Medium-term, Intel's difficulties reinforce a critical lesson: AI hardware procurement decisions are increasingly about ecosystem alignment, not just chip benchmarks. Developers building production AI systems should evaluate total cost of ownership — including software tooling, community support, model optimization libraries, and long-term vendor roadmap stability.
Cloud providers may still offer Gaudi 3 instances at discounted rates to attract cost-sensitive workloads. This creates niche opportunities for startups and researchers willing to invest in porting and optimization work.
Looking Ahead: Can Intel Turn the Tide?
Intel's path forward in AI accelerators remains uncertain but not impossible. The company retains significant resources, manufacturing capabilities, and customer relationships that could eventually translate into meaningful market share — if execution improves.
Several factors will determine whether Intel's AI chip ambitions survive:
First, the Falcon Shores program — which aims to unify Gaudi and GPU architectures — needs to deliver a competitive product on schedule. Any further delays could permanently erode customer confidence.
Second, Intel must invest heavily in software ecosystem development. This means not just building tools, but funding open-source projects, hiring developer advocates, and making the migration path from CUDA genuinely painless.

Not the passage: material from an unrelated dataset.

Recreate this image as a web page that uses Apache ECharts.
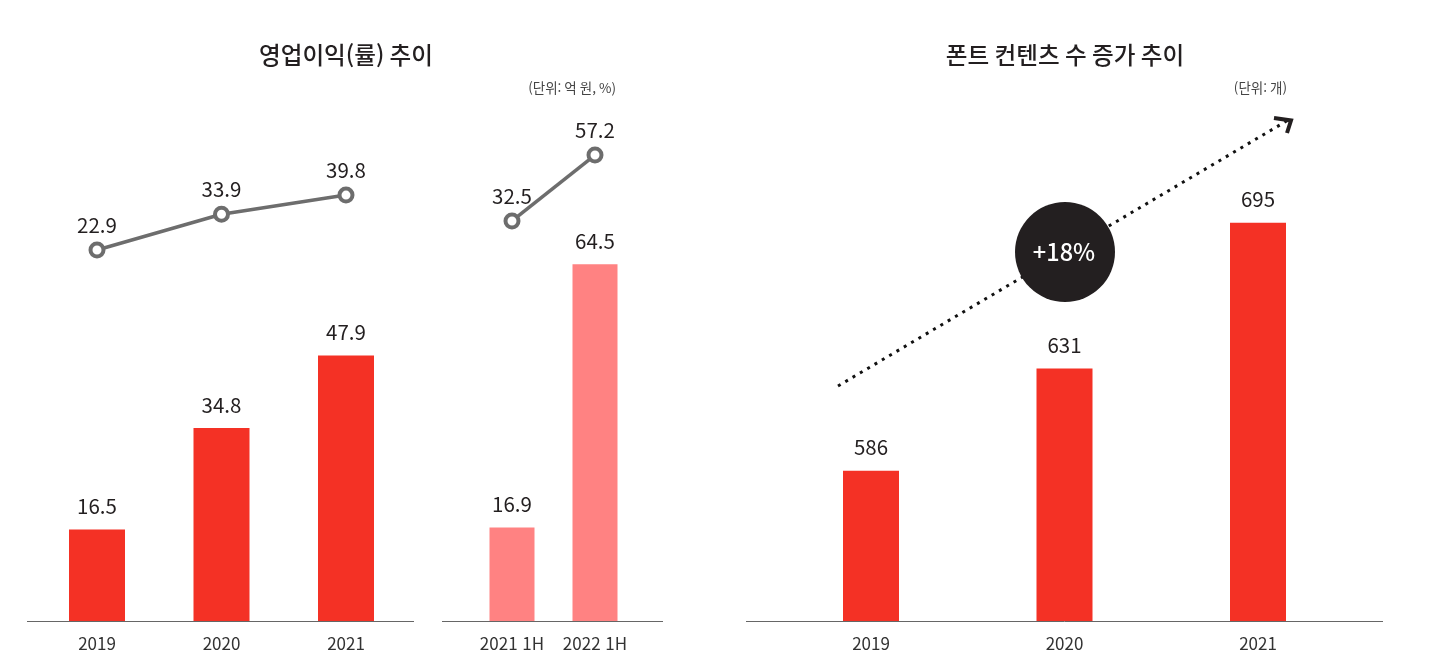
<!DOCTYPE html>
<html lang="ko">
<head>
    <meta charset="UTF-8"/>
    <title>영업이익 / 폰트 컨텐츠</title>
    <script src="https://cdn.jsdelivr.net/npm/echarts@6/dist/echarts.min.js"></script>
    <style>
        html, body { margin: 0; padding: 0; background: #fff; }
        #main { width: 1438px; height: 670px; }
    </style>
</head>
<body>
<div id="main"></div>
<script type="text/javascript">
    // data
    var yearCategories = ['2019', '2020', '2021'];
    var profitValues = [16.5, 34.8, 47.9];
    var marginValues = [22.9, 33.9, 39.8];

    var halfCategories = ['2021 1H', '2022 1H'];
    var halfProfitValues = [16.9, 64.5];
    var halfMarginValues = [32.5, 57.2];

    var contentCategories = ['2019', '2020', '2021'];
    var contentValues = [586, 631, 695];

    var titles = ['영업이익(률) 추이', '폰트 컨텐츠 수 증가 추이'];
    var units = ['(단위: 억 원, %)', '(단위: 개)'];
    var growthLabel = '+18%';

    var FONT = '"Noto Sans CJK KR", "Noto Sans", sans-serif';
    var RED = '#f43125';
    var PINK = '#ff8282';
    var GREY = '#6d6d6d';
    var INK = '#231f20';
    var BASE_Y = 621;

    function xAxis(idx, cats) {
        return {
            type: 'category', gridIndex: idx, data: cats,
            axisLine: { show: false },
            axisTick: { show: false },
            axisLabel: { color: '#333', fontFamily: FONT, fontSize: 17, margin: 14 }
        };
    }

    function yAxis(idx, min, max) {
        return { type: 'value', gridIndex: idx, min: min, max: max, show: false };
    }

    function barSeries(idx, axisIdx, values, color, width) {
        return {
            type: 'bar', xAxisIndex: idx, yAxisIndex: axisIdx, data: values,
            barWidth: width, itemStyle: { color: color }, silent: true,
            label: { show: true, position: 'top', distance: 13, color: INK, fontFamily: FONT, fontSize: 20.5 }
        };
    }

    function lineSeries(idx, axisIdx, values) {
        return {
            type: 'line', xAxisIndex: idx, yAxisIndex: axisIdx, data: values, z: 5,
            symbol: 'circle', symbolSize: 13, silent: true,
            lineStyle: { color: GREY, width: 3.5 },
            itemStyle: { color: '#fff', borderColor: GREY, borderWidth: 4 },
            label: { show: true, position: 'top', distance: 6, color: INK, fontFamily: FONT, fontSize: 20.5 }
        };
    }

    function baseline(x1, x2) {
        return {
            type: 'line', silent: true,
            shape: { x1: x1, y1: BASE_Y + 0.5, x2: x2, y2: BASE_Y + 0.5 },
            style: { stroke: '#666', lineWidth: 1 }
        };
    }

    function titleText(text, left, top, align, size, weight, color) {
        return {
            text: text, left: left, top: top, textAlign: align, padding: 0,
            textStyle: { color: color, fontFamily: FONT, fontSize: size, fontWeight: weight }
        };
    }

    var myChart = echarts.init(document.getElementById('main'), null, { renderer: 'canvas' });

    var option = {
        animation: false,
        backgroundColor: '#fff',
        title: [
            titleText(titles[0], 346, 43, 'center', 23.6, 500, INK),
            titleText(titles[1], 1065, 43, 'center', 23.6, 500, INK),
            titleText(units[0], 616, 81, 'right', 13.5, 400, '#444'),
            titleText(units[1], 1287, 81, 'right', 13.5, 400, '#444')
        ],
        grid: [
            { left: 34.75, width: 373.5, top: 100, height: 521 },
            { left: 470.5, width: 166, top: 100, height: 521 },
            { left: 774.25, width: 580.5, top: 100, height: 521 }
        ],
        xAxis: [xAxis(0, yearCategories), xAxis(1, halfCategories), xAxis(2, contentCategories)],
        yAxis: [
            yAxis(0, 0, 94), yAxis(0, -91.25, 69.05),
            yAxis(1, 0, 94.2), yAxis(1, -117.3, 77.8),
            yAxis(2, 520, 749)
        ],
        series: [
            barSeries(0, 0, profitValues, RED, 56),
            lineSeries(0, 1, marginValues),
            barSeries(1, 2, halfProfitValues, PINK, 45),
            lineSeries(1, 3, halfMarginValues),
            barSeries(2, 4, contentValues, RED, 56)
        ],
        graphic: [
            baseline(27, 414),
            baseline(442, 663),
            baseline(746, 1383),
            // growth arrow
            { type: 'line', silent: true, z: 10,
              shape: { x1: 838, y1: 386, x2: 1290, y2: 119 },
              style: { stroke: '#111', lineWidth: 3, lineDash: [3, 5.5] } },
            { type: 'polyline', silent: true, z: 10,
              shape: { points: [[1274, 118], [1291, 120.5], [1287, 133]] },
              style: { stroke: INK, lineWidth: 4, fill: null } },
            { type: 'circle', silent: true, z: 11,
              shape: { cx: 1065, cy: 252, r: 50 },
              style: { fill: INK } },
            { type: 'text', silent: true, z: 12, x: 1064, y: 252,
              style: { text: growthLabel, fill: '#fff', font: '500 23.5px ' + FONT, align: 'center', verticalAlign: 'middle' } }
        ]
    };

    myChart.setOption(option);
</script>
</body>
</html>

Third, strategic partnerships with mid-tier cloud providers and sovereign AI initiatives could provide volume that major hyperscalers are unwilling to commit. Governments investing in domestic AI infrastructure may be more receptive to non-NVIDIA alternatives for supply chain diversification reasons.
The AI chip market is projected to exceed $200 billion annually by 2028. Even capturing 5-10% of that market would represent a massive revenue opportunity for Intel. But the window is narrowing, and NVIDIA shows no signs of slowing down. For Intel's Gaudi team, the challenge is existential — and the clock is ticking.